Penn interweaves his Alaskan story with the events that led to it and a second voice-over from McCandless’ sister Carine (Jena Malone), revealing the thoughts of his family as they hunt for their lost boy.
Penn's camera loves the landscape and captures its immensity. There is never any doubt that what we are looking at is beautiful but dangerous. This is nature at its most impressive and you sense that it has the power to kill. These shots of wide-open spaces are balanced out by the way Penn shoots the people who wander through the narrative. They are frequently seen in close-up, intimate settings, and all are life-affirming in their goodness - from two middle-aged hippies who find themselves in the role of surrogate parents (Catherine Keener and Brian Dierker, in a remarkably assured film debut) to a wonderful turn by Hal Holbrook as a lonely pensioner, revivified by his encounter with this boy with a lust for life. Don't be surprised if a Best Supporting Actor nod follows at the Oscars.

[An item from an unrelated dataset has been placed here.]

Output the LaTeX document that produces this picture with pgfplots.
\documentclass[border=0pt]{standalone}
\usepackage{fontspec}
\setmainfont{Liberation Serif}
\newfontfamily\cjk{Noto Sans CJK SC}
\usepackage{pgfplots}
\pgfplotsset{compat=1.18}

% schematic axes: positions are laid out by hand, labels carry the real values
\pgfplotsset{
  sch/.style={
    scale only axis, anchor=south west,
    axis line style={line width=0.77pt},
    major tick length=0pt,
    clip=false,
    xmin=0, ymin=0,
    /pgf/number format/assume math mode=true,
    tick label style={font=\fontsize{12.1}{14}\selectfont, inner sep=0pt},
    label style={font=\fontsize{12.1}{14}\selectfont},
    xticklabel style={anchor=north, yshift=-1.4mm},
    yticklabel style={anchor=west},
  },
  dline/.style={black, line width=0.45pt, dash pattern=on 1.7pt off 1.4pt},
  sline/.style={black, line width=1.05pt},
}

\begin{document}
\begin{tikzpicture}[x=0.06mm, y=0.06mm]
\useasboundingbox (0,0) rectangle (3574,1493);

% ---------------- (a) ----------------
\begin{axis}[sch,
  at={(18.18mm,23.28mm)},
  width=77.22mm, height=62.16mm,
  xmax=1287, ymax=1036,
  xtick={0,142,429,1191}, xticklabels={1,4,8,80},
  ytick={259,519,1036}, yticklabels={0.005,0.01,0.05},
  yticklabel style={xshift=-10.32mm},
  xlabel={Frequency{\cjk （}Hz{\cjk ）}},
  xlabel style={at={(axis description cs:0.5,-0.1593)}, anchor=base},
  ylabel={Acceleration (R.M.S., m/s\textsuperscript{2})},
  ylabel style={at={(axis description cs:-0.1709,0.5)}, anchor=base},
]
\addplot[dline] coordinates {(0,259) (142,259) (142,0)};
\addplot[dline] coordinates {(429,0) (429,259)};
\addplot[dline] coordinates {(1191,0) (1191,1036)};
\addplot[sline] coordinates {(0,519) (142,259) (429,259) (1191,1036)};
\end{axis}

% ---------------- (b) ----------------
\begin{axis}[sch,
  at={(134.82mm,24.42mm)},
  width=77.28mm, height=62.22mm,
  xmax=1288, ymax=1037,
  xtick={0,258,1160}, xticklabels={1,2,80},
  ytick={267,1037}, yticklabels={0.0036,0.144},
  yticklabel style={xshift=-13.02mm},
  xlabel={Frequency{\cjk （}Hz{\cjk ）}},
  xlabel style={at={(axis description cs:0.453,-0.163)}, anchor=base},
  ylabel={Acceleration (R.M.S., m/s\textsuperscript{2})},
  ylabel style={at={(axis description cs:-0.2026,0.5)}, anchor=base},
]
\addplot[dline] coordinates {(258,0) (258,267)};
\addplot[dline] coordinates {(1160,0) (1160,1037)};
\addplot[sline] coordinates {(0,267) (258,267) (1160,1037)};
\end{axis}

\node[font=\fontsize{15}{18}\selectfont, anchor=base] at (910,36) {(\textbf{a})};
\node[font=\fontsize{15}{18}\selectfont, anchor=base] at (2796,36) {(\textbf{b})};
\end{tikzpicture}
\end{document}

Vince Vaughn also acquits himself well as a farmhand with a past and a heart and its nice to see Kristen Stewart (so good in The Cake Eaters) bring her particularly believable brand of vulnerability to a role as the teen of a hippy family. Like the Byron poem that kicks off the narrative, however, this is a romanticised aspect to these encounters – in reality would everyone really be so open-armed?
At the centre of it all is Emile Hirsch, bringing heart to this little boy lost. He puts in a nuanced performance but it is a shame he wasn’t given slightly more to go on. Curiously, for a character so central to the scheme of things, he feels less well fleshed out than the people he meets. He also has a habit of spouting bits of cod philosophy, so that you begin to wonder what everyone sees in him. On the one hand he seems almost too good to be true and yet his failure to connect with people on a truly emotional level begs the question, why do they all like him so much? It is almost as though Penn has become so absorbed with the bigger picture of nature in the raw and mankind’s basic decency that he forgets to flesh out his central protagonist, or perhaps this is just his way of questioning McCandless’ judgment, which is clearly not the best.

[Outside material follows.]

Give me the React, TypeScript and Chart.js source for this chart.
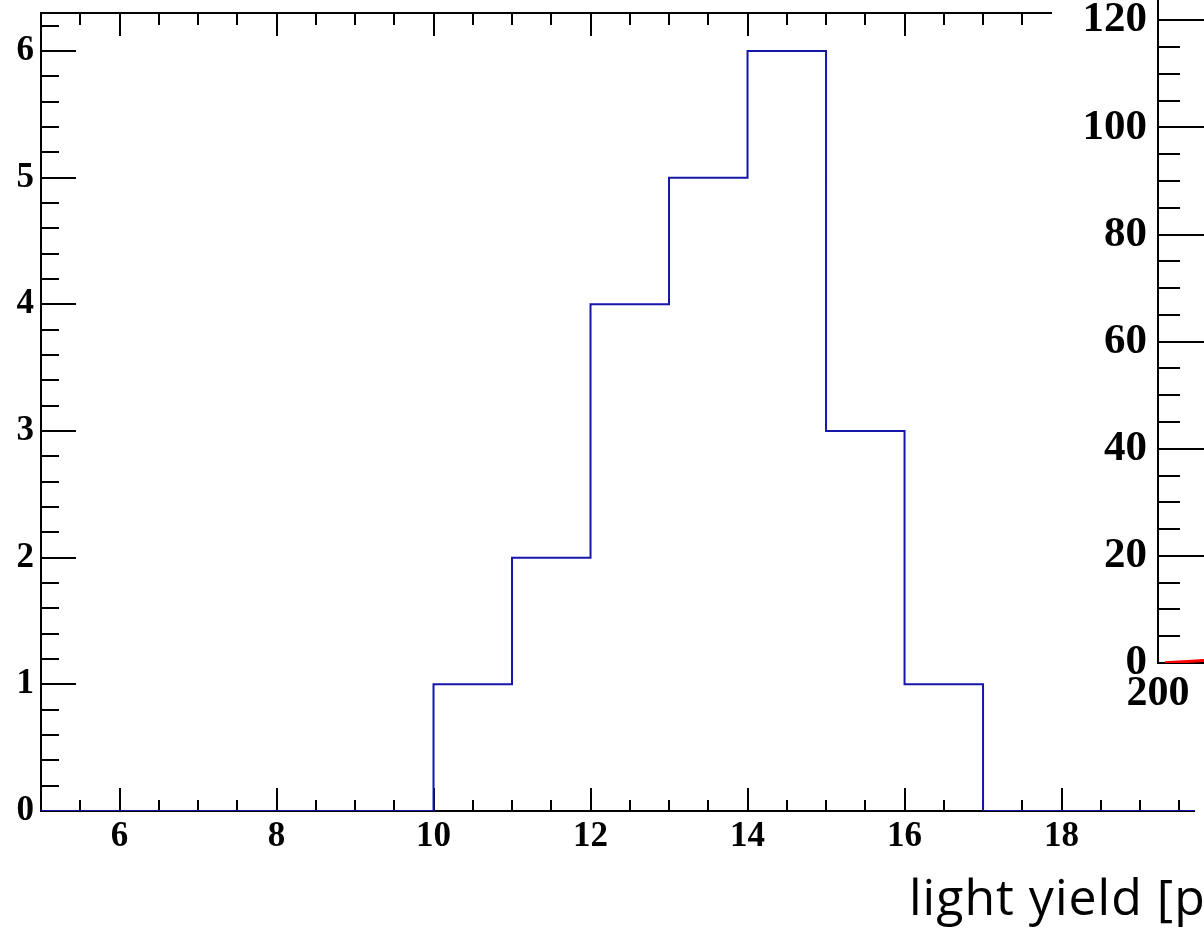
import React, { useEffect, useRef } from 'react';
import { Chart, registerables } from 'chart.js';

Chart.register(...registerables);

// ---- main histogram data ----
const binEdges = [5, 6, 7, 8, 9, 10, 11, 12, 13, 14, 15, 16, 17, 18, 19, 20];
const binCounts = [0, 0, 0, 0, 0, 1, 2, 4, 5, 6, 3, 1, 0, 0, 0];
const xMajorLabels = [6, 8, 10, 12, 14, 16, 18];
const yMajorLabels = [0, 1, 2, 3, 4, 5, 6];
const xAxisTitle = 'light yield [p';

// ---- partially visible second pad ----
const insetX = [214, 260, 300, 360];
const insetY = [0.05, 0.3, 0.5, 0.8];
const insetYLabels = [0, 20, 40, 60, 80, 100, 120];
const insetXLabels = [200];

// tick mark positions (axis divisions, not data)
const stepTicks = (from: number, to: number, step: number) => {
  const out: number[] = [];
  const n = Math.round((to - from) / step);
  for (let i = 0; i <= n; i++) out.push(Math.round((from + i * step) * 1000) / 1000);
  return out;
};
const xTickValues = stepTicks(5.5, 19.5, 0.5);
const yTickValues = stepTicks(0, 6.2, 0.2);
const insetYTickValues = stepTicks(0, 135, 5);
const insetXTickValues = stepTicks(200, 1000, 200);

const SERIF = '"Liberation Serif", "Times New Roman", serif';
const HIST_COLOR = '#1616a8';

const isMultiple = (v: number, m: number) => Math.abs(v / m - Math.round(v / m)) < 1e-6;
const inList = (list: number[], v: number) => list.some((m) => Math.abs(m - v) < 1e-6);

const mainFrame = {
  id: 'mainFrame',
  beforeDraw(chart: any) {
    const { ctx, width, height } = chart;
    ctx.save();
    ctx.fillStyle = '#fff';
    ctx.fillRect(0, 0, width, height);
    ctx.restore();
  },
  beforeDatasetsDraw(chart: any) {
    const { ctx, chartArea: a, scales } = chart;
    const x = scales.x;
    const y = scales.y;
    ctx.save();
    ctx.strokeStyle = '#000';
    ctx.lineWidth = 2;
    ctx.beginPath();
    ctx.moveTo(a.right, a.top);
    ctx.lineTo(a.left, a.top);
    ctx.lineTo(a.left, a.bottom);
    ctx.lineTo(a.right, a.bottom);
    ctx.stroke();
    ctx.beginPath();
    xTickValues.forEach((v) => {
      const px = Math.round(x.getPixelForValue(v));
      const major = isMultiple(v, 2);
      const lb = major ? 23 : 11;
      const lt = major ? 23 : 12;
      ctx.moveTo(px, a.bottom);
      ctx.lineTo(px, a.bottom - lb);
      ctx.moveTo(px, a.top);
      ctx.lineTo(px, a.top + lt);
    });
    yTickValues.forEach((v) => {
      const py = Math.round(y.getPixelForValue(v));
      const major = isMultiple(v, 1);
      const l = major ? 35 : 18;
      ctx.moveTo(a.left, py);
      ctx.lineTo(a.left + l, py);
    });
    ctx.stroke();
    ctx.restore();
  },
  afterDraw(chart: any) {
    const { ctx } = chart;
    ctx.save();
    ctx.fillStyle = '#000';
    ctx.font = '50px "Open Sans", Lato, sans-serif';
    try {
      (ctx as any).letterSpacing = '1px';
    } catch (e) {}
    ctx.textAlign = 'left';
    ctx.textBaseline = 'alphabetic';
    ctx.fillText(xAxisTitle, 909, 915);
    ctx.restore();
  },
};

const insetFrame = {
  id: 'insetFrame',
  beforeDraw(chart: any) {
    const { ctx, width, height } = chart;
    ctx.save();
    ctx.fillStyle = '#fff';
    ctx.fillRect(0, 0, width, height);
    ctx.restore();
  },
  beforeDatasetsDraw(chart: any) {
    const { ctx, chartArea: a, scales } = chart;
    const x = scales.x;
    const y = scales.y;
    ctx.save();
    ctx.strokeStyle = '#000';
    ctx.lineWidth = 2;
    ctx.beginPath();
    ctx.moveTo(a.left, a.top);
    ctx.lineTo(a.left, a.bottom);
    ctx.lineTo(a.right, a.bottom);
    insetYTickValues.forEach((v) => {
      const py = Math.round(y.getPixelForValue(v));
      const major = isMultiple(v, 20);
      const l = major ? 46 : 22;
      ctx.moveTo(a.left, py);
      ctx.lineTo(a.left + l, py);
    });
    insetXTickValues.forEach((v) => {
      const px = Math.round(x.getPixelForValue(v));
      ctx.moveTo(px, a.bottom);
      ctx.lineTo(px, a.bottom - 20);
    });
    ctx.stroke();
    ctx.restore();
  },
};

const setTicks = (values: number[]) => (s: any) => {
  s.ticks = values.map((v) => ({ value: v }));
};

function mainConfig(): any {
  const points = binEdges.map((e, i) => ({ x: e, y: binCounts[Math.min(i, binCounts.length - 1)] }));
  return {
    type: 'line',
    data: {
      datasets: [
        {
          data: points,
          stepped: 'before',
          borderColor: HIST_COLOR,
          borderWidth: 2,
          pointRadius: 0,
          fill: false,
          tension: 0,
        },
      ],
    },
    options: {
      animation: false,
      responsive: false,
      maintainAspectRatio: false,
      layout: { padding: { top: 13, right: 9, left: 0, bottom: 0 } },
      plugins: { legend: { display: false }, tooltip: { enabled: false } },
      scales: {
        x: {
          type: 'linear',
          min: 5,
          max: 19.7,
          grid: { display: false, drawTicks: false, tickLength: 0 },
          border: { display: false },
          afterBuildTicks: setTicks(xTickValues),
          ticks: {
            autoSkip: false,
            maxRotation: 0,
            minRotation: 0,
            padding: 5,
            color: '#000',
            font: { family: SERIF, size: 35, weight: 'bold' },
            callback: (v: number) => (inList(xMajorLabels, v) ? String(Math.round(v)) : ''),
          },
          afterFit: (s: any) => {
            s.height = 118;
            s.paddingLeft = 0;
            s.paddingRight = 0;
          },
        },
        y: {
          type: 'linear',
          min: 0,
          max: 6.3,
          grid: { display: false, drawTicks: false, tickLength: 0 },
          border: { display: false },
          afterBuildTicks: setTicks(yTickValues),
          ticks: {
            autoSkip: false,
            padding: 7,
            color: '#000',
            font: { family: SERIF, size: 35, weight: 'bold' },
            callback: (v: number) => (inList(yMajorLabels, v) ? String(Math.round(v)) : ''),
          },
          afterFit: (s: any) => {
            s.width = 41;
            s.paddingTop = 0;
            s.paddingBottom = 0;
          },
        },
      },
    },
    plugins: [mainFrame],
  };
}

function insetConfig(): any {
  const points = insetX.map((x, i) => ({ x, y: insetY[i] }));
  return {
    type: 'line',
    data: {
      datasets: [
        {
          data: points,
          borderColor: '#ff0000',
          borderWidth: 3,
          pointRadius: 0,
          fill: false,
          tension: 0,
        },
      ],
    },
    options: {
      animation: false,
      responsive: false,
      maintainAspectRatio: false,
      layout: { padding: 0 },
      plugins: { legend: { display: false }, tooltip: { enabled: false } },
      scales: {
        x: {
          type: 'linear',
          min: 200,
          max: 1000,
          grid: { display: false, drawTicks: false, tickLength: 0 },
          border: { display: false },
          afterBuildTicks: setTicks(insetXTickValues),
          ticks: {
            autoSkip: false,
            maxRotation: 0,
            minRotation: 0,
            padding: 6,
            color: '#000',
            font: { family: SERIF, size: 42, weight: 'bold' },
            callback: (v: number) => (inList(insetXLabels, v) ? String(Math.round(v)) : ''),
          },
          afterFit: (s: any) => {
            s.height = 77;
            s.paddingLeft = 0;
            s.paddingRight = 0;
          },
        },
        y: {
          type: 'linear',
          min: 0,
          max: 135,
          grid: { display: false, drawTicks: false, tickLength: 0 },
          border: { display: false },
          afterBuildTicks: setTicks(insetYTickValues),
          ticks: {
            autoSkip: false,
            padding: 11,
            color: '#000',
            font: { family: SERIF, size: 43, weight: 'bold' },
            callback: (v: number) => (inList(insetYLabels, v) ? String(Math.round(v)) : ''),
          },
          afterFit: (s: any) => {
            s.width = 106;
            s.paddingTop = 0;
            s.paddingBottom = 0;
          },
        },
      },
    },
    plugins: [insetFrame],
  };
}

export default function App() {
  const mainRef = useRef<HTMLCanvasElement>(null);
  const insetRef = useRef<HTMLCanvasElement>(null);

  useEffect(() => {
    const main = new Chart(mainRef.current as HTMLCanvasElement, mainConfig());
    const inset = new Chart(insetRef.current as HTMLCanvasElement, insetConfig());
    return () => {
      main.destroy();
      inset.destroy();
    };
  }, []);

  return (
    <div
      style={{
        position: 'absolute',
        left: 0,
        top: 0,
        width: 1204,
        height: 929,
        overflow: 'hidden',
        background: '#fff',
      }}
    >
      <canvas
        ref={mainRef}
        width={1204}
        height={929}
        style={{ position: 'absolute', left: 0, top: 0, width: 1204, height: 929 }}
      />
      <canvas
        ref={insetRef}
        width={500}
        height={800}
        style={{ position: 'absolute', left: 1052, top: -60, width: 500, height: 800 }}
      />
    </div>
  );
}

The voice-overs are also a problem, keeping us at arm’s length when we should be drawing closer to Chris, and the runtime could definitely do with a trim – a scene, for example, in which a pair of ‘wacky Danes’ (or possibly Swedes) offer him a hotdog is utterly unnecessary. Occasionally, too, Penn finds himself unable to resist camera trickery, but shots of water in slow motion or the use of split-screen down on the farm only serve to jolt the narrative flow, taking us out of the moment he has previously painted.
Griping aside, this is an immense film in many ways. Its scope is huge and it was truly a labour of love for Penn, who spent 10 years trying to get the rights to Jon Kraukauer’s best-selling non-fiction book on which it is based. He carefully explores the relationship of man and nature and leaves the audience to draw its own conclusions. Oscar will no doubt be paying attention.